# SUPPLIED MATERIAL:

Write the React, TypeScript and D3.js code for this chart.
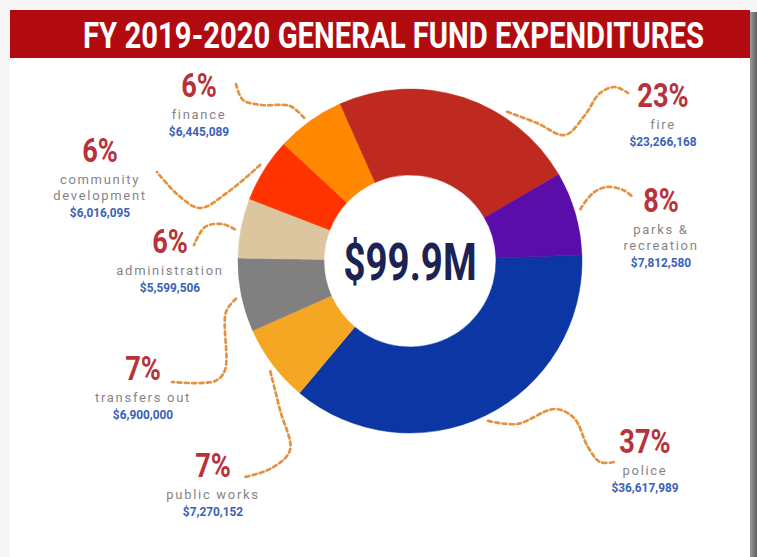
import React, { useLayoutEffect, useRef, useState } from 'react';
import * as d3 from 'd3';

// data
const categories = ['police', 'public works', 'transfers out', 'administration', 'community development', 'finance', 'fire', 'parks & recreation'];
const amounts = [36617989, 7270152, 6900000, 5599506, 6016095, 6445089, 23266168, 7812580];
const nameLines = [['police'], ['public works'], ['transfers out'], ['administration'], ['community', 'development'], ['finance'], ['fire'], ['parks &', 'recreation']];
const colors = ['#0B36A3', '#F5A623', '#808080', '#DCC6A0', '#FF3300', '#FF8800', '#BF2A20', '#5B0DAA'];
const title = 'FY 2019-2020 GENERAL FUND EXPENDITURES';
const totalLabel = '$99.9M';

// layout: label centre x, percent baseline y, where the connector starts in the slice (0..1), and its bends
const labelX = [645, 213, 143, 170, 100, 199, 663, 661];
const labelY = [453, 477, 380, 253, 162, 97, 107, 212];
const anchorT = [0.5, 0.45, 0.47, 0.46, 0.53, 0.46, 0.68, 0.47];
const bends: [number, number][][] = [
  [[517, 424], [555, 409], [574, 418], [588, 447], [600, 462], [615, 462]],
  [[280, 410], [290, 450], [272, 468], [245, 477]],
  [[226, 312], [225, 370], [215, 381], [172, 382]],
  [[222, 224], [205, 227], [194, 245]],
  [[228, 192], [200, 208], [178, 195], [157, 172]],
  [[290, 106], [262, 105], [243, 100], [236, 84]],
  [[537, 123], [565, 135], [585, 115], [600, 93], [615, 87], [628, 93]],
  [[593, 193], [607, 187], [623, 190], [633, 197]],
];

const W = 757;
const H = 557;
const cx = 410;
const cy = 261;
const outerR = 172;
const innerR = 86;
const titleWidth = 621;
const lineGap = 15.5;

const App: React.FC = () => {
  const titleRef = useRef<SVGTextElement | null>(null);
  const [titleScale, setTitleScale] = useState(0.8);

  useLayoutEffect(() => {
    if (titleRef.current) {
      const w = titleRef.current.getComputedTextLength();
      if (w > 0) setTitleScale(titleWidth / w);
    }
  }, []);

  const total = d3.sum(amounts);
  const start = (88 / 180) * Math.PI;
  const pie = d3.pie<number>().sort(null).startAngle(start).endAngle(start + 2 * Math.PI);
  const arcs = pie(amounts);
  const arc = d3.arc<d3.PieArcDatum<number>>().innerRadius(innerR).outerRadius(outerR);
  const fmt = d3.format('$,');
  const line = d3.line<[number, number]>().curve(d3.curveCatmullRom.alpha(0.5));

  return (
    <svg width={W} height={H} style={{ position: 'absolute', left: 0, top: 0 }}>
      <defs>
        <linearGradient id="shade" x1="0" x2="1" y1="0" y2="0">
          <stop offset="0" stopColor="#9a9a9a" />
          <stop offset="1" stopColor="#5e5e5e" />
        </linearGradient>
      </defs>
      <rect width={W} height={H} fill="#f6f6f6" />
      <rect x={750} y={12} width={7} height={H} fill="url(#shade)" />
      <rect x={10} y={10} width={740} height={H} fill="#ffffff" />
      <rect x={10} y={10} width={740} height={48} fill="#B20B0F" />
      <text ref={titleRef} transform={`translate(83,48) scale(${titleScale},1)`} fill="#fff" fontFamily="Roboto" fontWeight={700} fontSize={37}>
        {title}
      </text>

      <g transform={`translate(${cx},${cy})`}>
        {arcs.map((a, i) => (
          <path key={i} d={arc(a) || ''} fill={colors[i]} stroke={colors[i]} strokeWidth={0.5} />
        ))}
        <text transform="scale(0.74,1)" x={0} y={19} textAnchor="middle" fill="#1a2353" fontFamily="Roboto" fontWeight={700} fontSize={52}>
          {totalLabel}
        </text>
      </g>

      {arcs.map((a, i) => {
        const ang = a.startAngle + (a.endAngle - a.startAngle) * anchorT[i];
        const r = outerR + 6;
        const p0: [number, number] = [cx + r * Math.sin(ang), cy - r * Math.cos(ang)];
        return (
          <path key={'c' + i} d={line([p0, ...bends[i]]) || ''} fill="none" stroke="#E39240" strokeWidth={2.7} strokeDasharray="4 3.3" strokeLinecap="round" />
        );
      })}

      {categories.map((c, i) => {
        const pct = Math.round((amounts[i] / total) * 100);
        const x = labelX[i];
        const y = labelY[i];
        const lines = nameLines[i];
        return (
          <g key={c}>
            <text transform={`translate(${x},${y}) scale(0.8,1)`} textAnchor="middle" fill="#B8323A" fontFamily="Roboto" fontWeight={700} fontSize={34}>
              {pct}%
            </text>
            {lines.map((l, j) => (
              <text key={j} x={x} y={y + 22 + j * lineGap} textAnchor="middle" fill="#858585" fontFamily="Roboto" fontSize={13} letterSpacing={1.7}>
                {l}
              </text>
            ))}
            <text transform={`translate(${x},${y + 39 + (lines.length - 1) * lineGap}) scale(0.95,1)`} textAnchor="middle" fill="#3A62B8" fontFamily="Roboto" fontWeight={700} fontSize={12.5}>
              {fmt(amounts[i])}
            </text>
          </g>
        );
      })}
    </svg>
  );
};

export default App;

# INSTRUCTIONS FOR THE TASK:
Write out the material above once more, exactly as it reads, with no pictures.

# FINAL RESULT:
Write the React, TypeScript and D3.js code for this chart.
import React, { useLayoutEffect, useRef, useState } from 'react';
import * as d3 from 'd3';

// data
const categories = ['police', 'public works', 'transfers out', 'administration', 'community development', 'finance', 'fire', 'parks & recreation'];
const amounts = [36617989, 7270152, 6900000, 5599506, 6016095, 6445089, 23266168, 7812580];
const nameLines = [['police'], ['public works'], ['transfers out'], ['administration'], ['community', 'development'], ['finance'], ['fire'], ['parks &', 'recreation']];
const colors = ['#0B36A3', '#F5A623', '#808080', '#DCC6A0', '#FF3300', '#FF8800', '#BF2A20', '#5B0DAA'];
const title = 'FY 2019-2020 GENERAL FUND EXPENDITURES';
const totalLabel = '$99.9M';

// layout: label centre x, percent baseline y, where the connector starts in the slice (0..1), and its bends
const labelX = [645, 213, 143, 170, 100, 199, 663, 661];
const labelY = [453, 477, 380, 253, 162, 97, 107, 212];
const anchorT = [0.5, 0.45, 0.47, 0.46, 0.53, 0.46, 0.68, 0.47];
const bends: [number, number][][] = [
  [[517, 424], [555, 409], [574, 418], [588, 447], [600, 462], [615, 462]],
  [[280, 410], [290, 450], [272, 468], [245, 477]],
  [[226, 312], [225, 370], [215, 381], [172, 382]],
  [[222, 224], [205, 227], [194, 245]],
  [[228, 192], [200, 208], [178, 195], [157, 172]],
  [[290, 106], [262, 105], [243, 100], [236, 84]],
  [[537, 123], [565, 135], [585, 115], [600, 93], [615, 87], [628, 93]],
  [[593, 193], [607, 187], [623, 190], [633, 197]],
];

const W = 757;
const H = 557;
const cx = 410;
const cy = 261;
const outerR = 172;
const innerR = 86;
const titleWidth = 621;
const lineGap = 15.5;

const App: React.FC = () => {
  const titleRef = useRef<SVGTextElement | null>(null);
  const [titleScale, setTitleScale] = useState(0.8);

  useLayoutEffect(() => {
    if (titleRef.current) {
      const w = titleRef.current.getComputedTextLength();
      if (w > 0) setTitleScale(titleWidth / w);
    }
  }, []);

  const total = d3.sum(amounts);
  const start = (88 / 180) * Math.PI;
  const pie = d3.pie<number>().sort(null).startAngle(start).endAngle(start + 2 * Math.PI);
  const arcs = pie(amounts);
  const arc = d3.arc<d3.PieArcDatum<number>>().innerRadius(innerR).outerRadius(outerR);
  const fmt = d3.format('$,');
  const line = d3.line<[number, number]>().curve(d3.curveCatmullRom.alpha(0.5));

  return (
    <svg width={W} height={H} style={{ position: 'absolute', left: 0, top: 0 }}>
      <defs>
        <linearGradient id="shade" x1="0" x2="1" y1="0" y2="0">
          <stop offset="0" stopColor="#9a9a9a" />
          <stop offset="1" stopColor="#5e5e5e" />
        </linearGradient>
      </defs>
      <rect width={W} height={H} fill="#f6f6f6" />
      <rect x={750} y={12} width={7} height={H} fill="url(#shade)" />
      <rect x={10} y={10} width={740} height={H} fill="#ffffff" />
      <rect x={10} y={10} width={740} height={48} fill="#B20B0F" />
      <text ref={titleRef} transform={`translate(83,48) scale(${titleScale},1)`} fill="#fff" fontFamily="Roboto" fontWeight={700} fontSize={37}>
        {title}
      </text>

      <g transform={`translate(${cx},${cy})`}>
        {arcs.map((a, i) => (
          <path key={i} d={arc(a) || ''} fill={colors[i]} stroke={colors[i]} strokeWidth={0.5} />
        ))}
        <text transform="scale(0.74,1)" x={0} y={19} textAnchor="middle" fill="#1a2353" fontFamily="Roboto" fontWeight={700} fontSize={52}>
          {totalLabel}
        </text>
      </g>

      {arcs.map((a, i) => {
        const ang = a.startAngle + (a.endAngle - a.startAngle) * anchorT[i];
        const r = outerR + 6;
        const p0: [number, number] = [cx + r * Math.sin(ang), cy - r * Math.cos(ang)];
        return (
          <path key={'c' + i} d={line([p0, ...bends[i]]) || ''} fill="none" stroke="#E39240" strokeWidth={2.7} strokeDasharray="4 3.3" strokeLinecap="round" />
        );
      })}

      {categories.map((c, i) => {
        const pct = Math.round((amounts[i] / total) * 100);
        const x = labelX[i];
        const y = labelY[i];
        const lines = nameLines[i];
        return (
          <g key={c}>
            <text transform={`translate(${x},${y}) scale(0.8,1)`} textAnchor="middle" fill="#B8323A" fontFamily="Roboto" fontWeight={700} fontSize={34}>
              {pct}%
            </text>
            {lines.map((l, j) => (
              <text key={j} x={x} y={y + 22 + j * lineGap} textAnchor="middle" fill="#858585" fontFamily="Roboto" fontSize={13} letterSpacing={1.7}>
                {l}
              </text>
            ))}
            <text transform={`translate(${x},${y + 39 + (lines.length - 1) * lineGap}) scale(0.95,1)`} textAnchor="middle" fill="#3A62B8" fontFamily="Roboto" fontWeight={700} fontSize={12.5}>
              {fmt(amounts[i])}
            </text>
          </g>
        );
      })}
    </svg>
  );
};

export default App;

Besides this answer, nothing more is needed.